Kollektive Einheitsmoral kann es je ebensowenig geben wie ein versammeltes Denken, Fühlen und Wollen. Und was es mit der marxistischen Verheißung eines Kollektiveigentums auf sich hatte, das mussten in der kommunistischen Tyrannei hunderte Millionen Menschen am eigenen Leibe bis zur Neige und darüber hinaus auskosten.
Noch haben Deutschlands Chefstatistiker im Wiesbadener Bundesamt ihre Datensammlung für 2005 nicht vollständig erhoben, gesichtet und ausgewertet. Doch schon jetzt zeichnet sich ab, dass vom 1. Januar bis zum 31. Dezember vorigen Jahres wohl mindestens 170 000 bis 180 000 Deutsche ihrem Land den Rücken kehrten. Tendenz: anhaltend. Im Jahr zuvor hatten gut 150 000 diesen Schritt getan.
Naturgemäß sind die persönlichen Beweggründe sehr unterschiedlich. Gleichwohl aber fällt auf, dass immer öfter und deutlich überwiegend sehr konkrete berufliche Motive den entscheidenden Ausschlag geben. Die USA, Neuseeland, Australien, die Schweiz und andere wirken heute höchst anziehend nicht mehr »nur« auf Wissenschaftler, Forscher und Mediziner der absoluten Spitzenklasse. Jetzt schreiben sogar aufstrebende, ungleich kleinere Länder wie zum Beispiel Spanien und Norwegen zu abertausenden attraktive und zukunftsträchtige Stellen aus. Und sie zielen dabei - mit Erfolg - vorzugsweise auf gut und sehr gut ausgebildete deutsche Fachkräfte.
Denn für viele von ihnen ist das Maß offenkundig voll. Was die Abkehr von Deutschland leichter macht, ist unschwer zu erahnen. Man höre nur aufmerksam auf Volkes und Abwanderers Stimme:
- In Deutschland trägt allein das obere Zehntel aller Steuerzahler 53 Prozent der Gesamtsteuerlast. Dennoch folgt (Neid-) Kampagne auf Kampagne gegen »die Besserverdienenden«.
- Schon gegen geringfügig längere Arbeitszeiten werden wochenlange Streiks zu Lasten aller vom Zaun gebrochen.

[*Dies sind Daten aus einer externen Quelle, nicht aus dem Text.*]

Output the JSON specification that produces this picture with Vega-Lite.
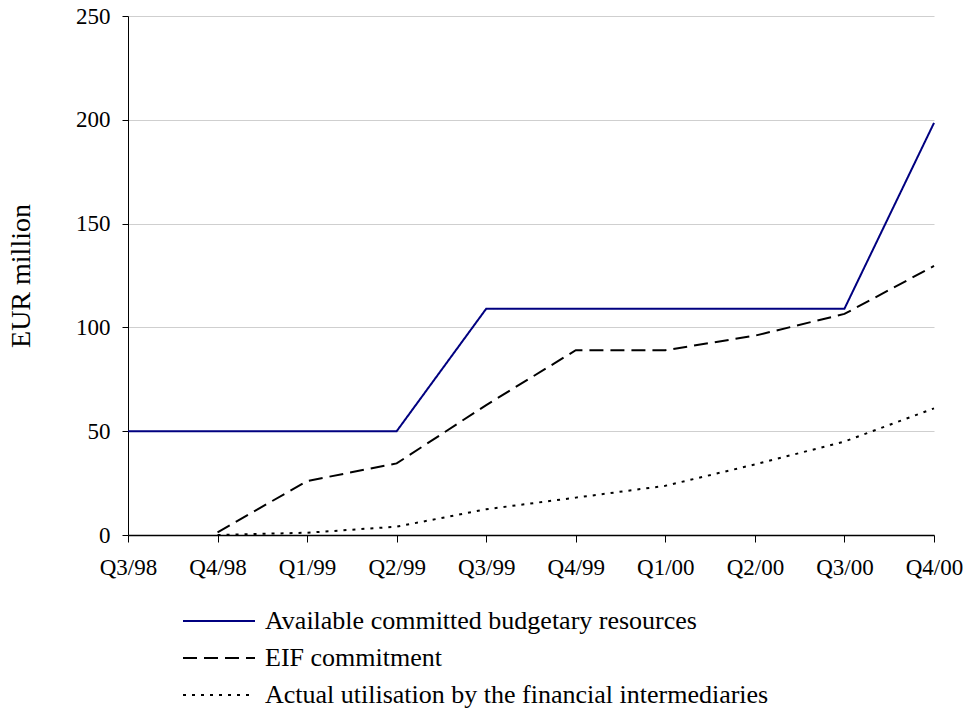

- Kein (Gewerkschafts-)Mensch aber spricht mit Bedauern etwa über junge Architekten (Achtung, die Besserverdiener von morgen...!), wenn sie bereitwillig, ohne Murren und ganz selbstverständlich einen Anstellungsvertrag unterschreiben, der eine Wochenarbeitszeit von 45 Stunden umfasst bei einer Kündigungsfrist von ganzen 14 Tagen zum Monatsende.
Ein Unternehmer aus Braunlage im Harz schloss unlängst seinen erfolgreichen Betrieb, sein Lebenswerk. Er sei restlos bedient von einer Politik »überbezahlter Laienspieler, die oft nicht mal die Grundrechenarten beherrschen«, schrieb er im Magazin »Focus«.
Das war's. So ist es. Muss das aber alles so sein?